The nightingale de Jennifer Kent

 White Demons

Synopsis :

1825, au cœur de la colonisation de l’Australie. Après le massacre de toute sa famille, une jeune irlandaise traverse les terres tasmaniennes et rumine sa vengeance contre les soldats britanniques responsables de son malheur.

The nightingale de Jennifer Kent

MON AVIS :

Après la découverte de Mister Babadook en 2014, le deuxième film de Jennifer Kent aura mis à du temps à arriver dans notre contré. Sorti en 2018 en Australie, The Nightindale a reçu le prix du Jury lors de la Mostra de Venise en cette même année ainsi que le prix du jury lyonnais lors de la 13éme édition des Hallucinations Collectives.

Commençant dans une bourgade isolée en pleine nature, nous découvrons le quotidien de Clare au sein d’une compagnie d’infanterie où elle en est la commise. Nous comprenons rapidement le quotidien harassant qu’elle subit. Bien évidemment, notre arrivée dans son univers signifie le début d’un calvaire à venir. Nous assistons donc aux agressions qu’elle endure jusqu’au point de non-retour. Cet instant fatidique amorce un voyage initiatique motivé par la vengeance.
La suite du récit est une traque en pleine nature. Nous naviguons entre les deux parties, chacun d’eux ayant des objectifs bien distincts. Les différentes rencontres effectuées sur leur chemin viendront mettre à mal leur plan respectif.

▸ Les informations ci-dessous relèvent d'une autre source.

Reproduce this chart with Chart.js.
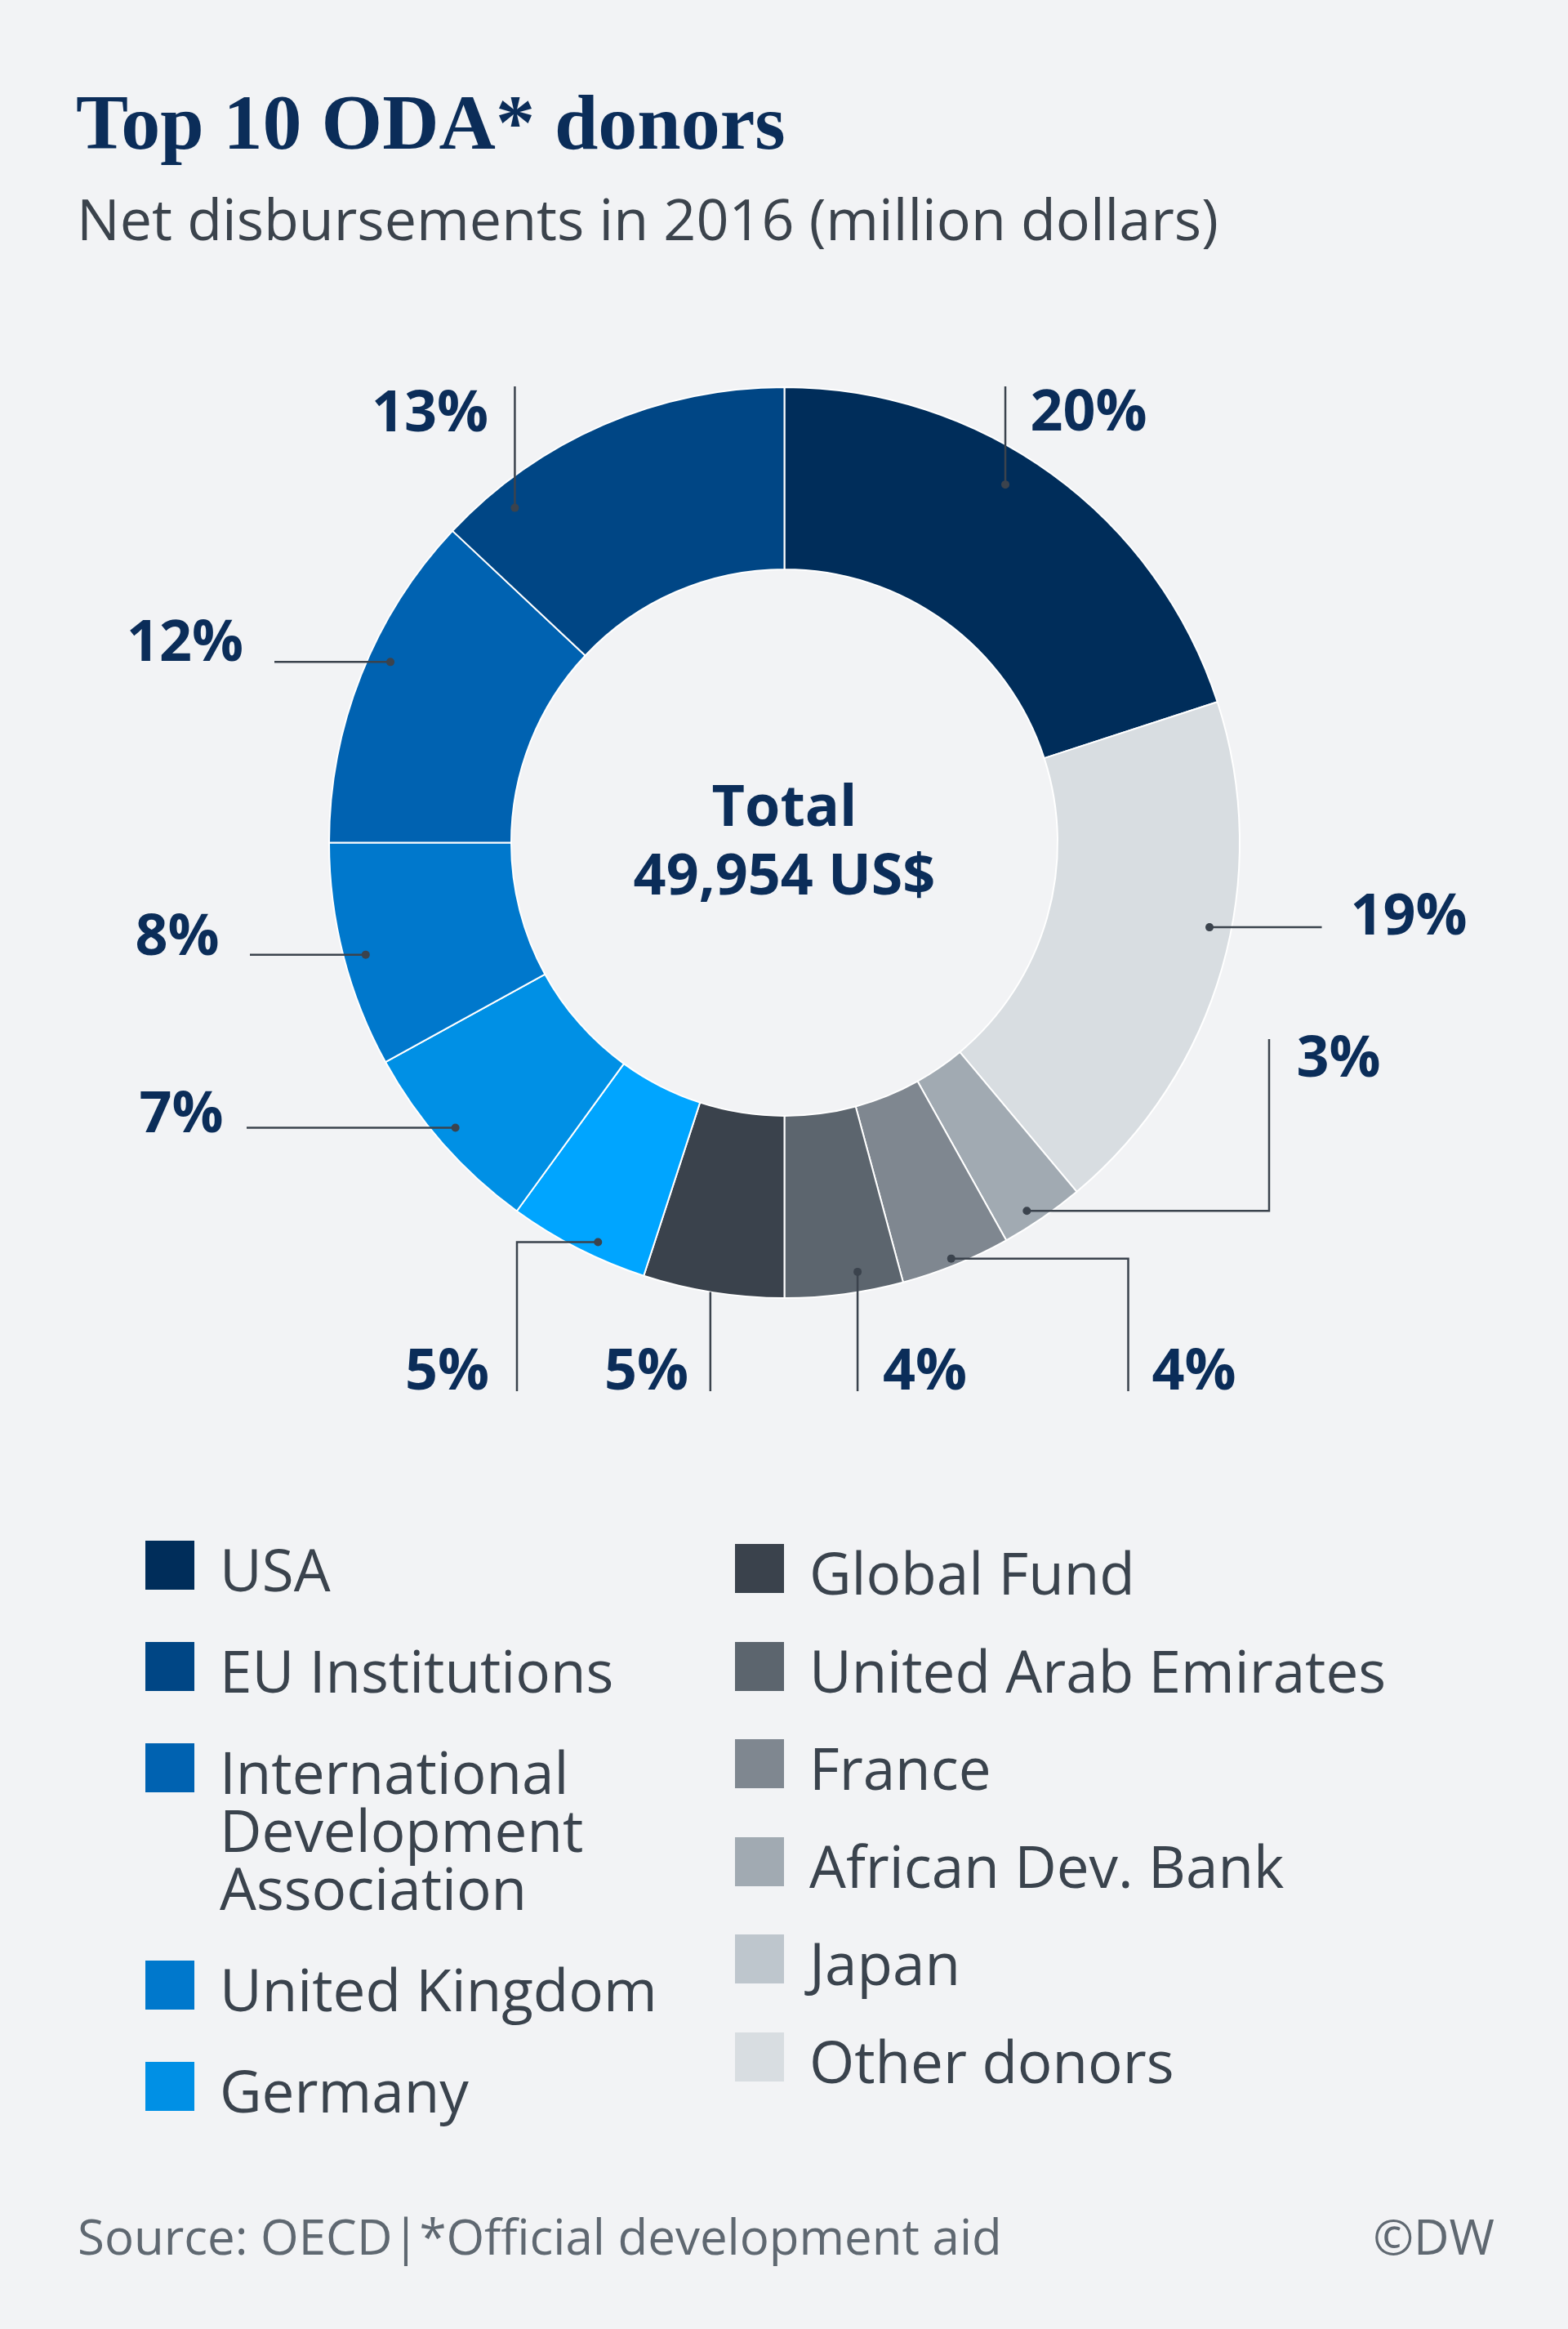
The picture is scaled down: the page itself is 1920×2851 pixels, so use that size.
<!DOCTYPE html>
<html>
<head>
<meta charset="utf-8">
<title>Top 10 ODA donors</title>
<script src="https://cdn.jsdelivr.net/npm/chart.js@4.4.1/dist/chart.umd.min.js"></script>
<style>
  html, body {
    margin: 0;
    padding: 0;
    background: #f2f3f5;
  }
  body {
    width: 1920px;
    height: 2851px;
    position: relative;
    overflow: hidden;
    font-family: "Open Sans", "Noto Sans", sans-serif;
  }
  .title {
    position: absolute;
    left: 93px;
    top: 102px;
    font-family: "Liberation Serif", serif;
    font-weight: bold;
    font-size: 96px;
    line-height: 96px;
    color: #0b2d59;
    white-space: nowrap;
  }
  .subtitle {
    position: absolute;
    left: 94px;
    top: 232px;
    font-size: 70px;
    line-height: 70px;
    color: #3b434c;
    white-space: nowrap;
  }
  #chartBox {
    position: absolute;
    left: 0;
    top: 380px;
    width: 1920px;
    height: 1400px;
  }
  .legendCol {
    position: absolute;
    display: flex;
    flex-direction: column;
  }
  .legendItem {
    display: flex;
    align-items: flex-start;
    font-size: 71px;
    line-height: 71px;
    color: #3a434d;
  }
  .swatch {
    width: 60px;
    height: 60px;
    flex: none;
    margin-top: 1px;
  }
  .legendText {
    margin-left: 31px;
    white-space: nowrap;
  }
  .footer {
    position: absolute;
    top: 2707px;
    font-size: 60px;
    line-height: 60px;
    color: #5f6871;
    white-space: nowrap;
  }
</style>
</head>
<body>
<div class="title">Top 10 ODA* donors</div>
<div class="subtitle">Net disbursements in 2016 (million dollars)</div>

<div id="chartBox"><canvas id="donut"></canvas></div>

<div class="legendCol" id="legendLeft" style="left:178px; top:1885px; gap:53px;"></div>
<div class="legendCol" id="legendRight" style="left:900px; top:1889px; gap:48.5px;"></div>

<div class="footer" style="left:95px;">Source: OECD|*Official development aid</div>
<div class="footer" style="right:90px;">©DW</div>

<script>
// slices, clockwise from 12 o'clock (share of total, %)
const sliceNames = [
  "USA", "Other donors", "African Dev. Bank", "France", "United Arab Emirates",
  "Global Fund", "Japan", "Germany", "United Kingdom",
  "International Development Association", "EU Institutions"
];
const sliceShares = [20.0, 18.9, 3.0, 3.9, 4.2, 5.0, 5.0, 7.0, 8.0, 12.0, 13.0];
const sliceColors = [
  "#002d5a", "#d8dde1", "#a1aab2", "#7f8790", "#5c656e",
  "#3a424c", "#00a5ff", "#0090e5", "#0078cc", "#0062b1", "#004685"
];

const totalMillions = 49954;

// legend, as printed under the chart
const legendLeftNames = ["USA", "EU Institutions", "International\nDevelopment\nAssociation", "United Kingdom", "Germany"];
const legendLeftColors = ["#002d5a", "#004685", "#0062b1", "#0078cc", "#0090e5"];
const legendRightNames = ["Global Fund", "United Arab Emirates", "France", "African Dev. Bank", "Japan", "Other donors"];
const legendRightColors = ["#3a424c", "#5c656e", "#7f8790", "#a1aab2", "#bec6cd", "#d8dde1"];

// where each percentage label sits (offsets from the donut centre, px)
// t = position along the slice, rf = position across the ring, route = leader waypoints
const labelLayout = [
  { t: 0.44, rf: 0.81, route: [{ y: -558.5 }], lx: 301, ly: -504.5, align: "left" },
  { t: 0.43, rf: 0.88, route: [{ x: 658 }], lx: 693, ly: 112, align: "left" },
  { t: 0.61, rf: 0.92, route: [{ x: 593.5 }, { y: 240.5 }], lx: 627, ly: 286, align: "left" },
  { t: 0.52, rf: 0.96, route: [{ x: 421 }, { y: 671.5 }], lx: 450, ly: 669.5, align: "left" },
  { t: 0.36, rf: 0.89, route: [{ y: 671.5 }], lx: 120.5, ly: 669.5, align: "left" },
  { t: 0.52, rf: 1.0, route: [{ y: 671.5 }], lx: -117.5, ly: 669.5, align: "right", noDot: true },
  { t: 0.39, rf: 0.92, route: [{ x: -327.5 }, { y: 671.5 }], lx: -361.5, ly: 669.5, align: "right" },
  { t: 0.52, rf: 0.89, route: [{ x: -658.5 }], lx: -687, ly: 354.5, align: "right" },
  { t: 0.48, rf: 0.88, route: [{ x: -654.5 }], lx: -692, ly: 137, align: "right" },
  { t: 0.57, rf: 0.88, route: [{ x: -624.5 }], lx: -662.5, ly: -222.5, align: "right" },
  { t: 0.17, rf: 0.86, route: [{ y: -558.5 }], lx: -362.5, ly: -503.5, align: "right" }
];

const NAVY = "#0b2d59";
const LEADER = "#3b434d";

function buildLegend(el, names, colors) {
  names.forEach((name, i) => {
    const item = document.createElement("div");
    item.className = "legendItem";
    const sw = document.createElement("div");
    sw.className = "swatch";
    sw.style.background = colors[i];
    const txt = document.createElement("div");
    txt.className = "legendText";
    name.split("\n").forEach((line, j) => {
      if (j > 0) txt.appendChild(document.createElement("br"));
      txt.appendChild(document.createTextNode(line));
    });
    item.appendChild(sw);
    item.appendChild(txt);
    el.appendChild(item);
  });
}
buildLegend(document.getElementById("legendLeft"), legendLeftNames, legendLeftColors);
buildLegend(document.getElementById("legendRight"), legendRightNames, legendRightColors);

const donutLabels = {
  id: "donutLabels",
  afterDatasetsDraw(chart) {
    const ctx = chart.ctx;
    const meta = chart.getDatasetMeta(0);
    ctx.save();
    meta.data.forEach((arc, i) => {
      const p = arc.getProps(["x", "y", "startAngle", "endAngle", "innerRadius", "outerRadius"], true);
      const lay = labelLayout[i];
      const a = p.startAngle + lay.t * (p.endAngle - p.startAngle);
      const r = p.innerRadius + lay.rf * (p.outerRadius - p.innerRadius);
      const dotX = p.x + r * Math.cos(a);
      const dotY = p.y + r * Math.sin(a);

      // leader line
      let px = dotX, py = dotY;
      ctx.strokeStyle = LEADER;
      ctx.lineWidth = 2.5;
      ctx.beginPath();
      ctx.moveTo(px, py);
      lay.route.forEach(w => {
        if (w.x !== undefined) px = p.x + w.x;
        if (w.y !== undefined) py = p.y + w.y;
        ctx.lineTo(px, py);
      });
      ctx.stroke();

      if (!lay.noDot) {
        ctx.fillStyle = LEADER;
        ctx.beginPath();
        ctx.arc(dotX, dotY, 5, 0, Math.PI * 2);
        ctx.fill();
      }

      ctx.fillStyle = NAVY;
      ctx.font = 'bold 70px "Open Sans", "Noto Sans", sans-serif';
      ctx.textAlign = lay.align;
      ctx.textBaseline = "alphabetic";
      ctx.fillText(Math.round(sliceShares[i]) + "%", p.x + lay.lx, p.y + lay.ly);
    });

    // total in the hole
    const c = meta.data[0];
    ctx.fillStyle = NAVY;
    ctx.textAlign = "center";
    ctx.font = 'bold 70px "Open Sans", "Noto Sans", sans-serif';
    ctx.fillText("Total", c.x, c.y - 20.5);
    ctx.fillText(totalMillions.toLocaleString("en-US") + " US$", c.x, c.y + 63.5);
    ctx.restore();
  }
};

new Chart(document.getElementById("donut").getContext("2d"), {
  type: "doughnut",
  data: {
    labels: sliceNames,
    datasets: [{
      data: sliceShares,
      backgroundColor: sliceColors,
      borderColor: "#ffffff",
      borderWidth: 2,
      hoverOffset: 0
    }]
  },
  options: {
    responsive: true,
    maintainAspectRatio: false,
    animation: false,
    cutout: "60%",
    layout: { padding: { left: 402, right: 401, top: 93, bottom: 190 } },
    plugins: {
      legend: { display: false },
      tooltip: { enabled: false }
    }
  },
  plugins: [donutLabels]
});
</script>
</body>
</html>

La réalisatrice s’empare ainsi des codes du Rape&Revenge pour retracer une part sombre de l’Histoire australienne. À travers le parcours de cette jeune femme, nous découvrons les conditions de vie des opprimés. Il est intéressant et intelligent d’avoir créé un tandem antinomique représentant le destin des minorités sur ces terres.
Le périple initié par ces deux personnes nous permettra de mieux comprendre leur histoire. On retrouve des mécanismes narratifs classiques dans la rencontre entre des inconnus. Nous passons ainsi de la méfiance et du rejet à la découverte de l’autre. Ce processus permet de développer de l’empathie pour ces individus. L’autrice évite de tomber dans le manichéisme primaire en créant des êtres imparfaits.
L’exemple le plus flagrant concerne Clare. Nous la découvrons en tant qu’individu soumis à une autorité oppressive et développons donc de la compassion à son égard. Pour autant, lorsqu’elle se mettra en chemin pour réclamer vengeance, elle adoptera des comportements de dominant envers son guide. La définition de ce personnage représente parfaitement la complexité des rapports au sein de nos société.
L’ensemble des rencontres se produisant lors de leur périple permettra à l’autrice de dresser un tableau complet de l’Australie à cette époque.

The nightindale Jennifer Kent Screenshooter

Ce sujet de fond est distillé dans l’œuvre et permet de dynamiser le récit sur toute sa longueur. Sur un plan fictionnel, ces différentes interactions évitent au film de sombrer dans un rythme de croisière où seule compte la progression des deux équipes L’intervention d’éléments externes a donc autant un intérêt historique que scénaristique.
Outre le soin apporté à l’écriture des protagonistes, Jennifer Kent adopte aussi un format d’images obligeant l’œil du spectateur à se focaliser sur les individus dans le cadre. Ce choix est cohérent avec la démarche de la réalisatrice. Le but n’est pas de suivre ces êtres dans l’immensité de cette nature sauvage mais au contraire de mettre en avant la nature de ces êtres et leur sauvagerie.
Ce ratio renforce l’impact des scènes les plus dures. En effet, ce travail de mémoire intègre évidemment les plus viles exactions perpétrées par les colons. Lors de sa tournée des festivals, des retours faisaient état d’une violence pouvant être insupportable pour les spectateurs. La mise en images et la volonté de montrer frontalement et cliniquement les méfaits sont à l’origine de ces réactions. Ces instants sont dépeints de façon frontale certes mais toujours dans une démarche de réalisme vis-à-vis de l’époque investie.
Une mise en scène intelligente donc se mettant au profit de son récit sans chercher à l’altérer.

En somme, le deuxième long-métrage confirme le talent de la réalisatrice. Sa capacité à s’emparer d’un genre et de le mettre au profit d’un sujet est passionnant. Nous pourrions simplement avoir des réserves sur la durée de l’œuvre. Certains moments auraient pu être écourtés au profit d’un rythme plus soutenu. Il n’en reste que la proposition est pertinente et percutante à plusieurs niveaux.
Le prochain projet de Jennifer Kent semble être dans la lignée de ses précédents puisqu’il sera une adaptation du roman d’Alexis Coe intitulé Alice + Freda Forever. L’histoire s’intéresse à la romance entre deux femmes à la fin du XIXéme siècle.